▸ Records supplied:
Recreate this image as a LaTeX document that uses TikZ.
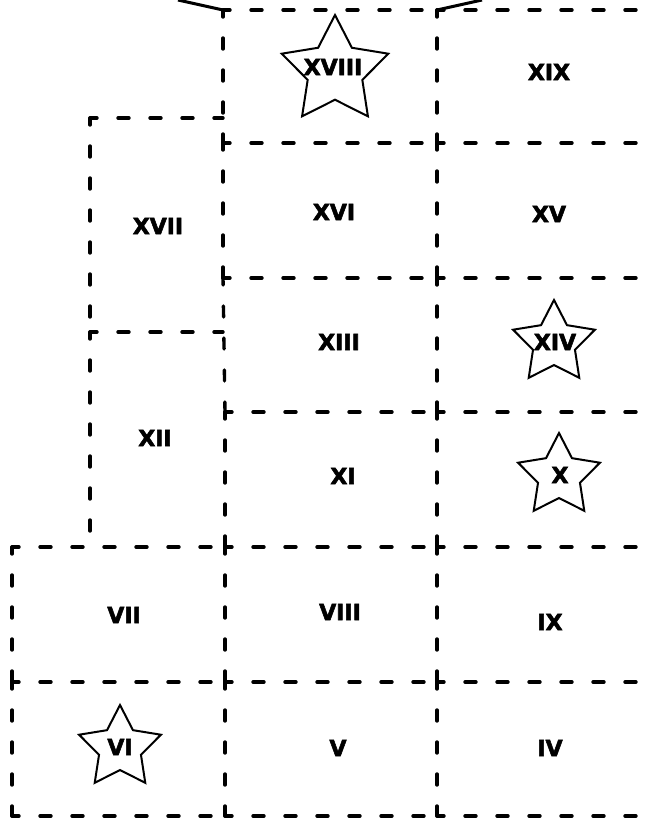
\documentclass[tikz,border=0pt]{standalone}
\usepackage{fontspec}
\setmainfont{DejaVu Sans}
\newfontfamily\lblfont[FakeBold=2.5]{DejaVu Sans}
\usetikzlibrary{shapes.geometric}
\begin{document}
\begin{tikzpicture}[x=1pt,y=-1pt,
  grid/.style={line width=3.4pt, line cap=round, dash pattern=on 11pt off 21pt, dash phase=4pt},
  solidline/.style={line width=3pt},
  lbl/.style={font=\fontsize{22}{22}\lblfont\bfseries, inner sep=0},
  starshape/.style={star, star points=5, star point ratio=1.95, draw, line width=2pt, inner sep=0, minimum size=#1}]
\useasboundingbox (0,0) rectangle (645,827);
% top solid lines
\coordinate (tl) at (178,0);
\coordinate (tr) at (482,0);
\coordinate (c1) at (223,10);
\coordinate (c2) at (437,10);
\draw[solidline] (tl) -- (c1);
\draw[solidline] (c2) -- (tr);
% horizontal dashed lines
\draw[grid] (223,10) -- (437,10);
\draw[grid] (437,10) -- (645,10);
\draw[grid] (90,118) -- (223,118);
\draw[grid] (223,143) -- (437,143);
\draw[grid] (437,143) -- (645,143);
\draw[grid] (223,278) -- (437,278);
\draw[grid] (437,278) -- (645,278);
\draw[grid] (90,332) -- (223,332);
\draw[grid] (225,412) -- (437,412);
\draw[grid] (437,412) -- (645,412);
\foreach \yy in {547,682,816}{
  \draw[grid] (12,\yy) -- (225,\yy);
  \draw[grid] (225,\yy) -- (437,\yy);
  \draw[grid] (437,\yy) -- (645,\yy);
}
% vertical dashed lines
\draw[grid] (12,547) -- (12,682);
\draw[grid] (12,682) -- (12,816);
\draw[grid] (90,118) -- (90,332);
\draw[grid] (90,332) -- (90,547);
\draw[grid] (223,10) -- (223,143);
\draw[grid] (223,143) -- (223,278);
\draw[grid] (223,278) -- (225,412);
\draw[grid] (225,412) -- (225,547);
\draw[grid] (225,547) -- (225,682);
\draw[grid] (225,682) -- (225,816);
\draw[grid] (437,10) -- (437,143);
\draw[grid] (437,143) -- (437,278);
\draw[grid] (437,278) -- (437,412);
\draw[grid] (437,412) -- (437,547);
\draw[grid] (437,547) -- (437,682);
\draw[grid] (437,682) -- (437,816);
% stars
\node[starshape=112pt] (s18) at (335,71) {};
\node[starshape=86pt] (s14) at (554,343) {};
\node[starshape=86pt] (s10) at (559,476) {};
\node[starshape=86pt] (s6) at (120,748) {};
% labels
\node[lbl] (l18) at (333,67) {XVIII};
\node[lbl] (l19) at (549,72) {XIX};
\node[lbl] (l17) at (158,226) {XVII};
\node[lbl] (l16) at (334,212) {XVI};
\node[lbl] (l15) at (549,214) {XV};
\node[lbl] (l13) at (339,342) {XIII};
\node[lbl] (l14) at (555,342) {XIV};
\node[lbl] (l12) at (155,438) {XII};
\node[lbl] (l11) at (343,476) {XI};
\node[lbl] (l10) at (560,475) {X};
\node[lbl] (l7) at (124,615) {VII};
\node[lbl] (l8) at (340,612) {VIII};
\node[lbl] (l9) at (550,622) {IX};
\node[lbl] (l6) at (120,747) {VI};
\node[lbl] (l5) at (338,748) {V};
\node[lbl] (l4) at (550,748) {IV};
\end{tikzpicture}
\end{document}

* * *

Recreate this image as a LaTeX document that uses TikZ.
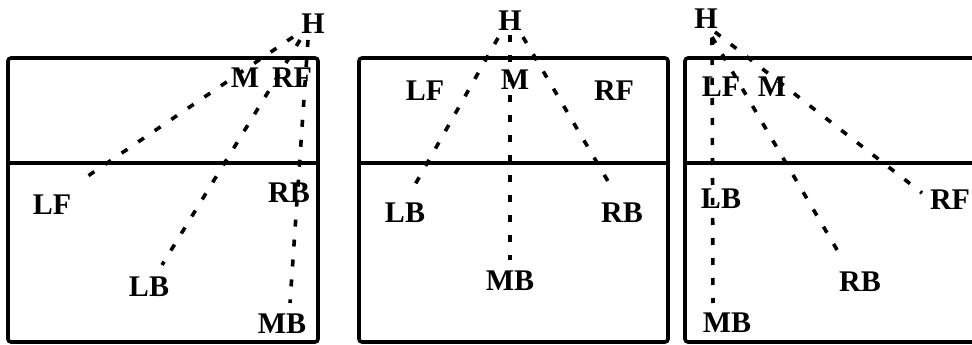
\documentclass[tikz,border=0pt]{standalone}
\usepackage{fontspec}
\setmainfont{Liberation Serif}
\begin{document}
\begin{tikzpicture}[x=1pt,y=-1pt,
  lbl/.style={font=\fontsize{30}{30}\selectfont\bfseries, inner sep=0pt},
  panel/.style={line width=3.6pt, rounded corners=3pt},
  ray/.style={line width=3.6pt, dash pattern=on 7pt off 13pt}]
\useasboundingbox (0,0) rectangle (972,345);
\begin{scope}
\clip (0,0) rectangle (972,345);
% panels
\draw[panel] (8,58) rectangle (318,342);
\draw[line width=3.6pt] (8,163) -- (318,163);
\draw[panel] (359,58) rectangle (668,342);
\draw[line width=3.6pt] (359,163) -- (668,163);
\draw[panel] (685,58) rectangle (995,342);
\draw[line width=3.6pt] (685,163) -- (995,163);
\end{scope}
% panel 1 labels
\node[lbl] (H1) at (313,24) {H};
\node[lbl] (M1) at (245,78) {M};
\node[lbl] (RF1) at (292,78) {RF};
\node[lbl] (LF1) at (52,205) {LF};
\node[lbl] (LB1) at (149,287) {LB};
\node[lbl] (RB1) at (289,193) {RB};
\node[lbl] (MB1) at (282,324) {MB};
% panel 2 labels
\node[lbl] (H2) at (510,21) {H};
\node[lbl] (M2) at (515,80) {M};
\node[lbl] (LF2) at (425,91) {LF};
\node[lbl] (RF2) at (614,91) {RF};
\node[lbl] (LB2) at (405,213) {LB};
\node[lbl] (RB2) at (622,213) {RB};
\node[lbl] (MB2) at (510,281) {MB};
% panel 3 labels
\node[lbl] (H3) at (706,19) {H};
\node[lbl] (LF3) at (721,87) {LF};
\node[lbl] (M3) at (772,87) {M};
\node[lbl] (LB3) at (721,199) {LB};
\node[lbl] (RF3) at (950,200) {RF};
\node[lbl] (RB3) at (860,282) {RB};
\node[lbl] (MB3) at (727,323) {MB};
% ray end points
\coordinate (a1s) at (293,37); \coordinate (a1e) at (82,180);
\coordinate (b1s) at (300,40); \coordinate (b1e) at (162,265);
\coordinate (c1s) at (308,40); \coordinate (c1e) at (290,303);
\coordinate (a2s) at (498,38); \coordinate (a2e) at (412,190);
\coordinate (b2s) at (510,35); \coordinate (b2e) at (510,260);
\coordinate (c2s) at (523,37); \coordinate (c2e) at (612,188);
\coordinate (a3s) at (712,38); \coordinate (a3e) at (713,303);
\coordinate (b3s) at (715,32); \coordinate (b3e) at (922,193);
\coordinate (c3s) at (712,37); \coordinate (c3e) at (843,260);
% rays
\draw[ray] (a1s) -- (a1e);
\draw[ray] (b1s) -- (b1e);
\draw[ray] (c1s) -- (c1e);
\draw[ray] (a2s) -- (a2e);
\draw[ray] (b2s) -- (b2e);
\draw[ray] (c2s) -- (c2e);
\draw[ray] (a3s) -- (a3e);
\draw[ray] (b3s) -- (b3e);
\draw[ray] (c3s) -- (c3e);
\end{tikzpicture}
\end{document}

* * *

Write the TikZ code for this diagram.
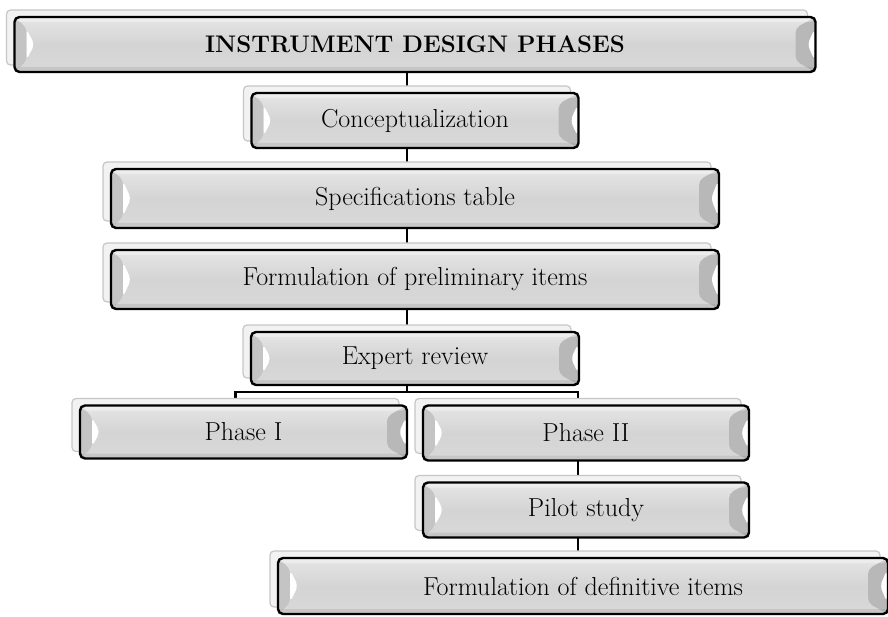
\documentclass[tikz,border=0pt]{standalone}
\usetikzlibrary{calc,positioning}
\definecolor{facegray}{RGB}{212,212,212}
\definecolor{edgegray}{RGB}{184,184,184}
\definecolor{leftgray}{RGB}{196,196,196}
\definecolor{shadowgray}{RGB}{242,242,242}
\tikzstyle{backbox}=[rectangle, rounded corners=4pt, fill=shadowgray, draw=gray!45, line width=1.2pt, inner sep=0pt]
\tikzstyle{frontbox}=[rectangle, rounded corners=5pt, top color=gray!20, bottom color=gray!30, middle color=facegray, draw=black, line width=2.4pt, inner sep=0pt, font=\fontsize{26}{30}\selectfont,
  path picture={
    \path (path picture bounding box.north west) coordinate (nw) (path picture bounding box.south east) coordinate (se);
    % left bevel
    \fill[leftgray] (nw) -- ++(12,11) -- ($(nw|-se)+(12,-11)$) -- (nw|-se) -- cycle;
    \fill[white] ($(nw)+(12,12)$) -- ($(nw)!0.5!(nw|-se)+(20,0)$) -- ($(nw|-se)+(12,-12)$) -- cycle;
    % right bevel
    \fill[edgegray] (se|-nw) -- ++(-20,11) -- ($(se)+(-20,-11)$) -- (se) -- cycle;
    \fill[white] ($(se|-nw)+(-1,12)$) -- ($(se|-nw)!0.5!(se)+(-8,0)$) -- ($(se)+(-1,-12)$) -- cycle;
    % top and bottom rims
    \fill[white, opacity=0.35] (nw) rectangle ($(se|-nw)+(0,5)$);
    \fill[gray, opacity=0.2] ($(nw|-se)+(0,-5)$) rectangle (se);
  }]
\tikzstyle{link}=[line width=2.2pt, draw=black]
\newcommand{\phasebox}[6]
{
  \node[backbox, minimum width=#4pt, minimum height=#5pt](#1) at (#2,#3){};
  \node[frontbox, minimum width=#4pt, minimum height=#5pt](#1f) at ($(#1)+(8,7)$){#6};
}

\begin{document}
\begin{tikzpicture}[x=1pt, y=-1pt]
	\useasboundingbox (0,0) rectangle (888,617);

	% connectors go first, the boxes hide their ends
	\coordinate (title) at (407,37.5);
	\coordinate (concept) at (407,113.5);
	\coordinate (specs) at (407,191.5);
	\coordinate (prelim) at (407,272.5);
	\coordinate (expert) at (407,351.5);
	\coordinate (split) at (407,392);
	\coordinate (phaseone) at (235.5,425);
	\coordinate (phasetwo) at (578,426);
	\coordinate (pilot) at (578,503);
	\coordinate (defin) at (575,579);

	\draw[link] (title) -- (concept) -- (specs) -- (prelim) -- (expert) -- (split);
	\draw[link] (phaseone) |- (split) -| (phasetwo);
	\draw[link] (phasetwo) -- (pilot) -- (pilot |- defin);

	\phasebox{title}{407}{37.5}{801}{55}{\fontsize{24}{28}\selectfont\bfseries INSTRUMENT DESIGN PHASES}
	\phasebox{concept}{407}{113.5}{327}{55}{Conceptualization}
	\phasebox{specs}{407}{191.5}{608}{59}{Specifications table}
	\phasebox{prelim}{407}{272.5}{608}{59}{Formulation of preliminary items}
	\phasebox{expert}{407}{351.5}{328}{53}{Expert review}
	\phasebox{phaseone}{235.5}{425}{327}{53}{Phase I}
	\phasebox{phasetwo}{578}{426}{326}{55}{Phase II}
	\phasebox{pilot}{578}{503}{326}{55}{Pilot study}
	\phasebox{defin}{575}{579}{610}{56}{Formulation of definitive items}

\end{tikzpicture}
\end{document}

▸ What the task asks: From the records above, transcribe exactly the lines starting at the one containing "Write the TikZ code for this diagram." and ending at the one containing "(0,0) rectangle (888,617);". Skip the pictures.

▸ Response:
Write the TikZ code for this diagram.
\documentclass[tikz,border=0pt]{standalone}
\usetikzlibrary{calc,positioning}
\definecolor{facegray}{RGB}{212,212,212}
\definecolor{edgegray}{RGB}{184,184,184}
\definecolor{leftgray}{RGB}{196,196,196}
\definecolor{shadowgray}{RGB}{242,242,242}
\tikzstyle{backbox}=[rectangle, rounded corners=4pt, fill=shadowgray, draw=gray!45, line width=1.2pt, inner sep=0pt]
\tikzstyle{frontbox}=[rectangle, rounded corners=5pt, top color=gray!20, bottom color=gray!30, middle color=facegray, draw=black, line width=2.4pt, inner sep=0pt, font=\fontsize{26}{30}\selectfont,
  path picture={
    \path (path picture bounding box.north west) coordinate (nw) (path picture bounding box.south east) coordinate (se);
    % left bevel
    \fill[leftgray] (nw) -- ++(12,11) -- ($(nw|-se)+(12,-11)$) -- (nw|-se) -- cycle;
    \fill[white] ($(nw)+(12,12)$) -- ($(nw)!0.5!(nw|-se)+(20,0)$) -- ($(nw|-se)+(12,-12)$) -- cycle;
    % right bevel
    \fill[edgegray] (se|-nw) -- ++(-20,11) -- ($(se)+(-20,-11)$) -- (se) -- cycle;
    \fill[white] ($(se|-nw)+(-1,12)$) -- ($(se|-nw)!0.5!(se)+(-8,0)$) -- ($(se)+(-1,-12)$) -- cycle;
    % top and bottom rims
    \fill[white, opacity=0.35] (nw) rectangle ($(se|-nw)+(0,5)$);
    \fill[gray, opacity=0.2] ($(nw|-se)+(0,-5)$) rectangle (se);
  }]
\tikzstyle{link}=[line width=2.2pt, draw=black]
\newcommand{\phasebox}[6]
{
  \node[backbox, minimum width=#4pt, minimum height=#5pt](#1) at (#2,#3){};
  \node[frontbox, minimum width=#4pt, minimum height=#5pt](#1f) at ($(#1)+(8,7)$){#6};
}

\begin{document}
\begin{tikzpicture}[x=1pt, y=-1pt]
	\useasboundingbox (0,0) rectangle (888,617);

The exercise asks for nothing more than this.